Keeping a constant ping on the vyos router to 1.1.1.1, the ping stops immediately after the client comes online. After a minute or so, “no buffer space available”

Here is the full configuration, minimum to reproduce:

 firewall {
     name drop-invalid {
         default-action accept
         rule 1 {
             action drop
             state {
                 invalid enable
             }
         }
     }
 }
 interfaces {
     ethernet eth0 {
         address dhcp
         hw-id 00:0c:29:03:37:de
     }
     ethernet eth1 {
         address 10.254.254.1/24
         firewall {
             in {
                 name drop-invalid
             }
         }
         hw-id 00:0c:29:03:37:e8
     }
     loopback lo {
     }
     wwan wwan0 {
         address 167.XX.XX.143/27
         apn b2b.static
     }
 }
 nat {
     source {
         rule 200 {
             outbound-interface wwan0
             source {
                 address 10.254.254.0/24
             }
             translation {
                 address masquerade
             }
         }
     }
 }
 protocols {
     static {
         route 0.0.0.0/0 {
             next-hop 167.XX.XX.144 {
                 distance 215
             }
         }
     }
 }
 service {
     dhcp-server {
         shared-network-name lan {
             name-server 1.1.1.1
             subnet 10.254.254.0/24 {
                 default-router 10.254.254.1
                 name-server 1.1.1.1
                 range 0 {
                     start 10.254.254.10
                     stop 10.254.254.250
                 }
             }
         }
     }
     ssh {
     }
 }
 system {
     config-management {
         commit-revisions 100
     }
     conntrack {
         modules {
             ftp
             h323
             nfs
             pptp
             sip
             sqlnet
             tftp
         }
     }
     console {
         device ttyS0 {
             speed 115200
         }
     }
     host-name vyos
     login {
         user vyos {
             authentication {
                 encrypted-password <>
                 plaintext-password ""
             }
         }
     }
     ntp {
         server time1.vyos.net {
         }
         server time2.vyos.net {
         }
         server time3.vyos.net {
         }
     }
     syslog {
         global {
             facility all {
                 level info
             }
             facility protocols {
                 level debug
             }
         }
     }
 }

I just built a 1.3 ISO and the same exact thing happens there.

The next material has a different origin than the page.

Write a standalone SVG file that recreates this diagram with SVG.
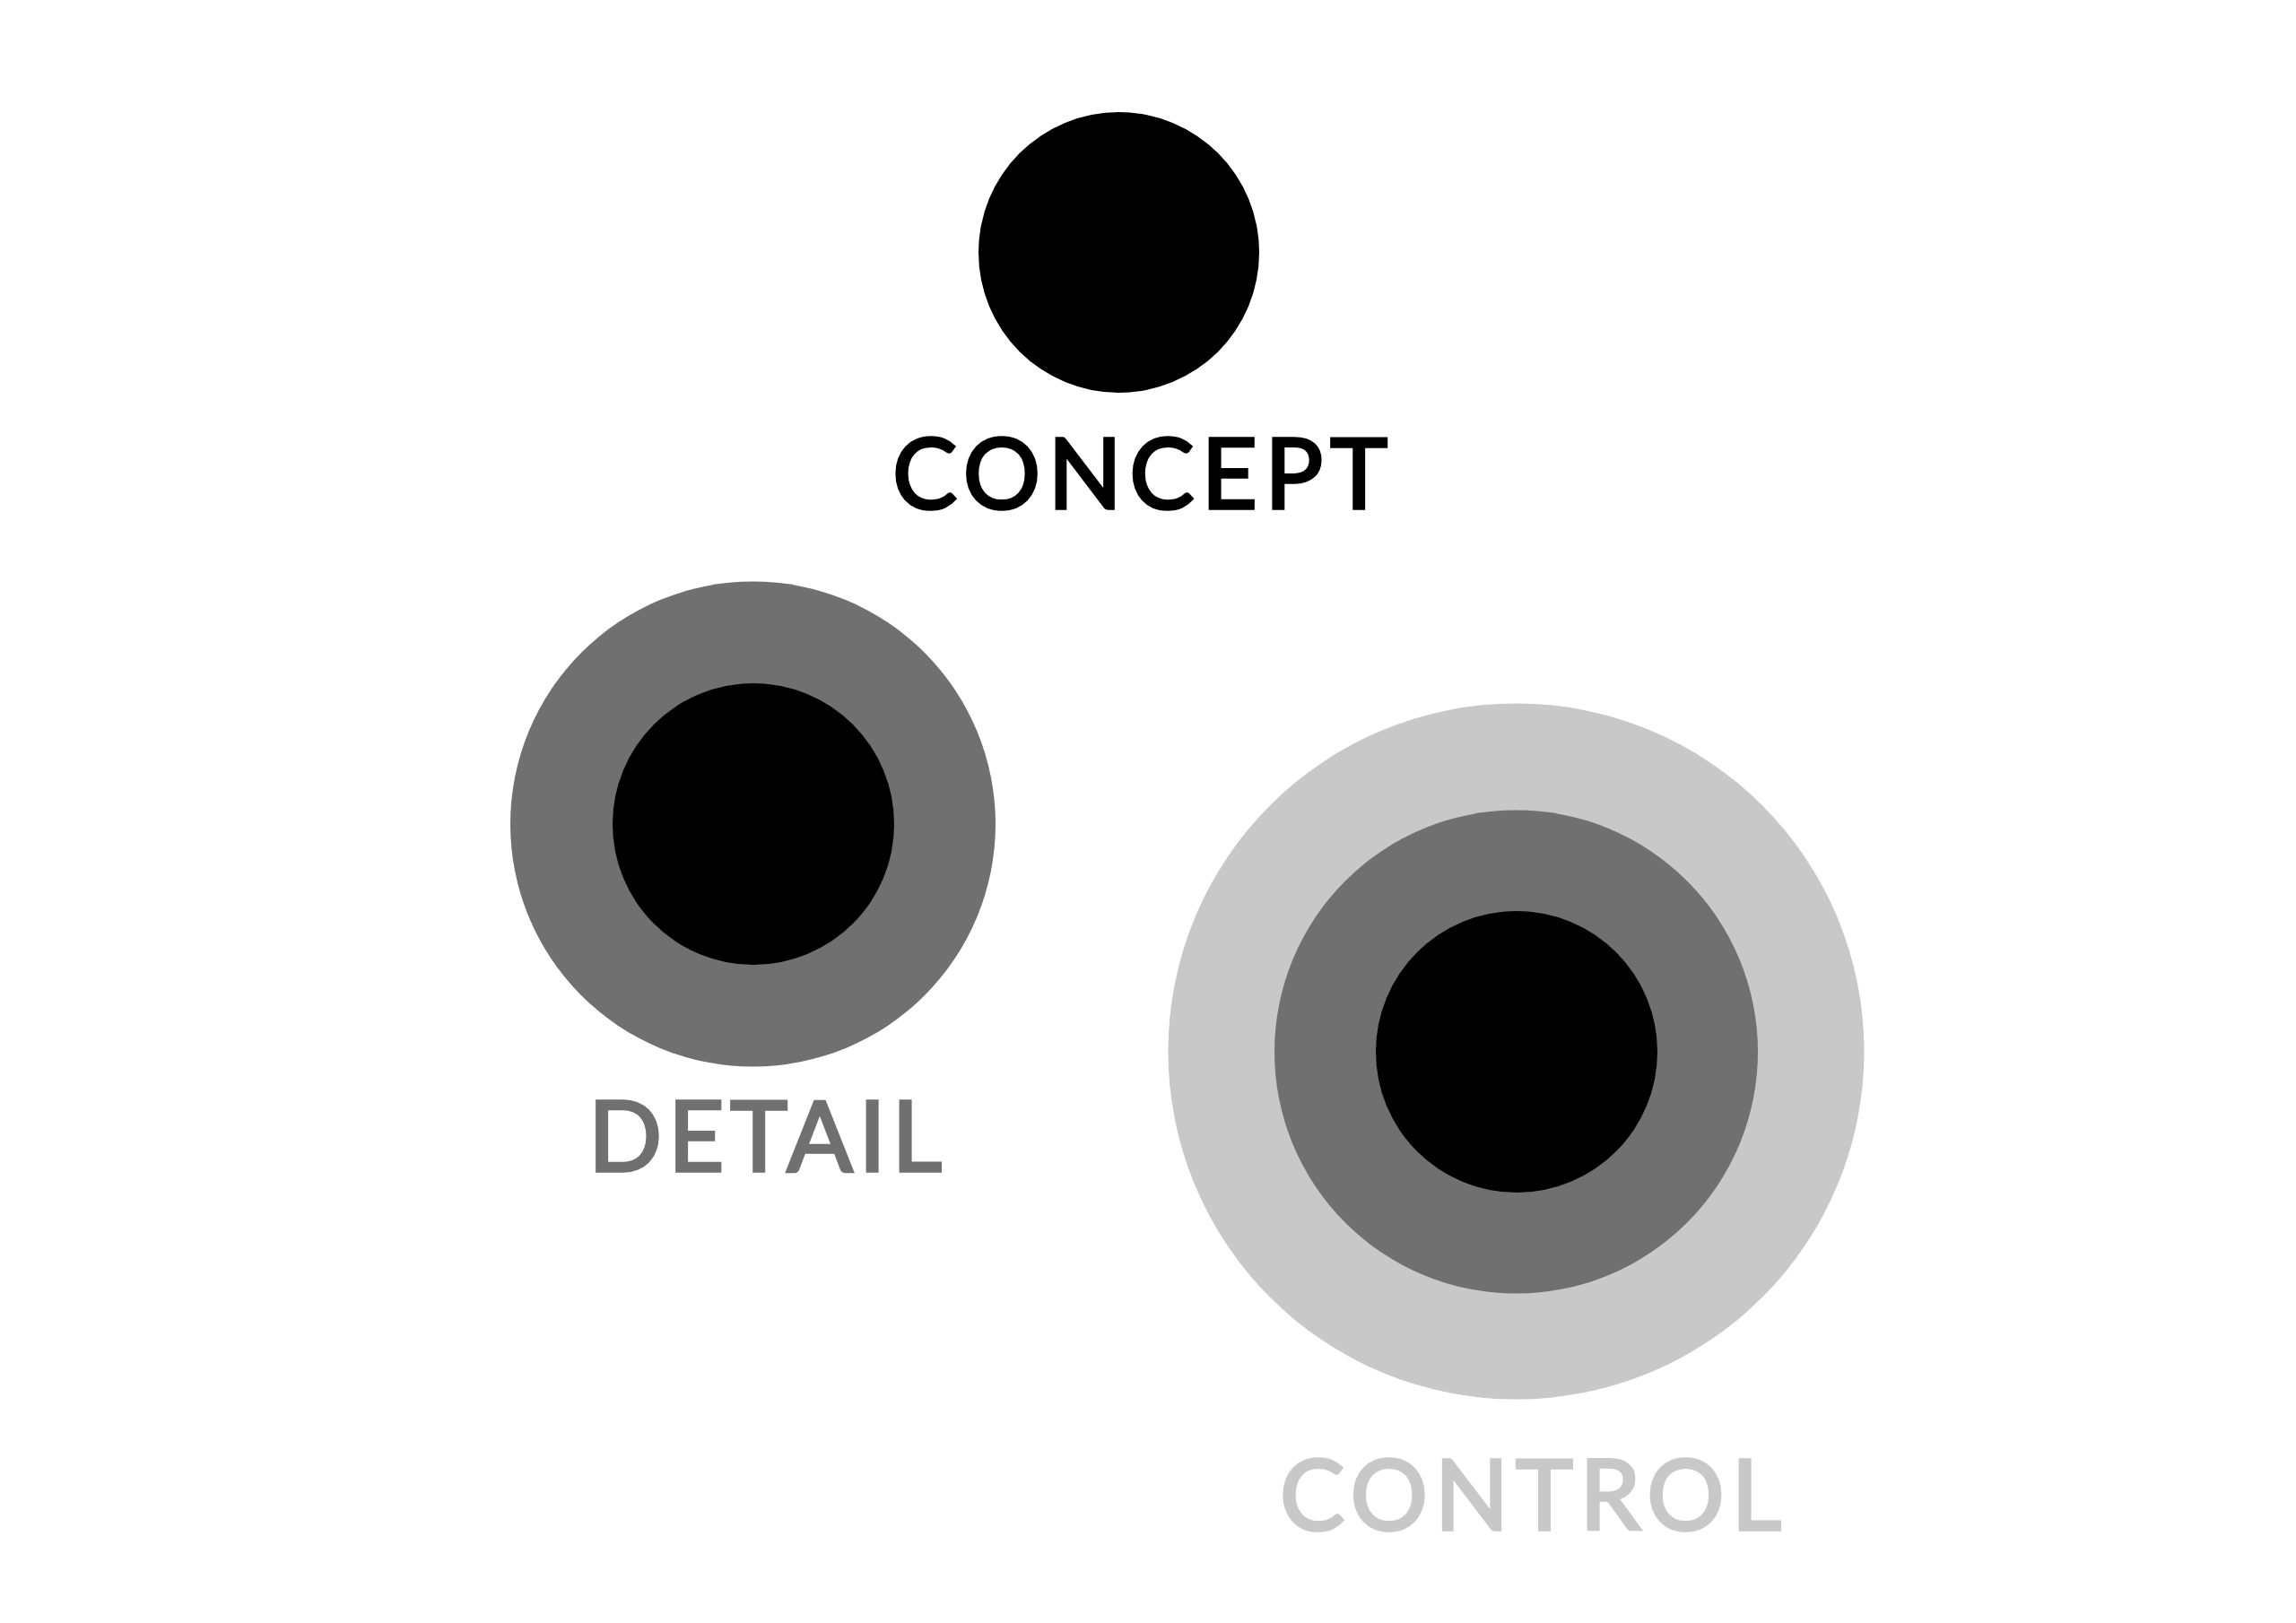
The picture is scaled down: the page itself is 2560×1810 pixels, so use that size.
<svg xmlns="http://www.w3.org/2000/svg" width="2560" height="1810" viewBox="0 0 2560 1810">
  <style>
    .lbl { font-family: "Lato", "Liberation Sans", sans-serif; font-size: 108px; font-weight: 400; stroke-width: 3.5px; stroke-linejoin: miter; }
    .black { fill: #000000; }
    .dark { fill: #707070; }
    .light { fill: #c8c8c8; }
    text.black { stroke: #000000; }
    text.dark { stroke: #707070; }
    text.light { stroke: #c8c8c8; }
  </style>
  <rect x="0" y="0" width="2560" height="1810" fill="#ffffff"/>
  <g id="concept">
    <circle class="black" cx="1247.5" cy="281.5" r="156.5"/>
    <text class="lbl black" x="995" y="567" textLength="552" lengthAdjust="spacing">CONCEPT</text>
  </g>
  <g id="detail">
    <circle class="dark" cx="839.5" cy="919" r="270.5"/>
    <circle class="black" cx="840" cy="919" r="157"/>
    <text class="lbl dark" x="656" y="1306" textLength="394" lengthAdjust="spacing">DETAIL</text>
  </g>
  <g id="control">
    <circle class="light" cx="1690.5" cy="1172.5" r="388"/>
    <circle class="dark" cx="1690.5" cy="1173" r="269.5"/>
    <circle class="black" cx="1691" cy="1173" r="157"/>
    <text class="lbl light" x="1427" y="1706" textLength="559" lengthAdjust="spacing">CONTROL</text>
  </g>
  <g id="connectors"></g>
</svg>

Very confused. Hardware issue?

Does “sudo dmesg” tell you anything?

Nope, nothing at all around the time it happens.

Well, it’s not hardware. I tried it on a completely different set of hardware (NUC instead of Supermicro, same modem model but different modem) and got the same behavior.

Any ideas here? I’m at a loss.

I’m sorry but I have no idea myself. Might be worth a Phabricator ticket if you can easily repro it.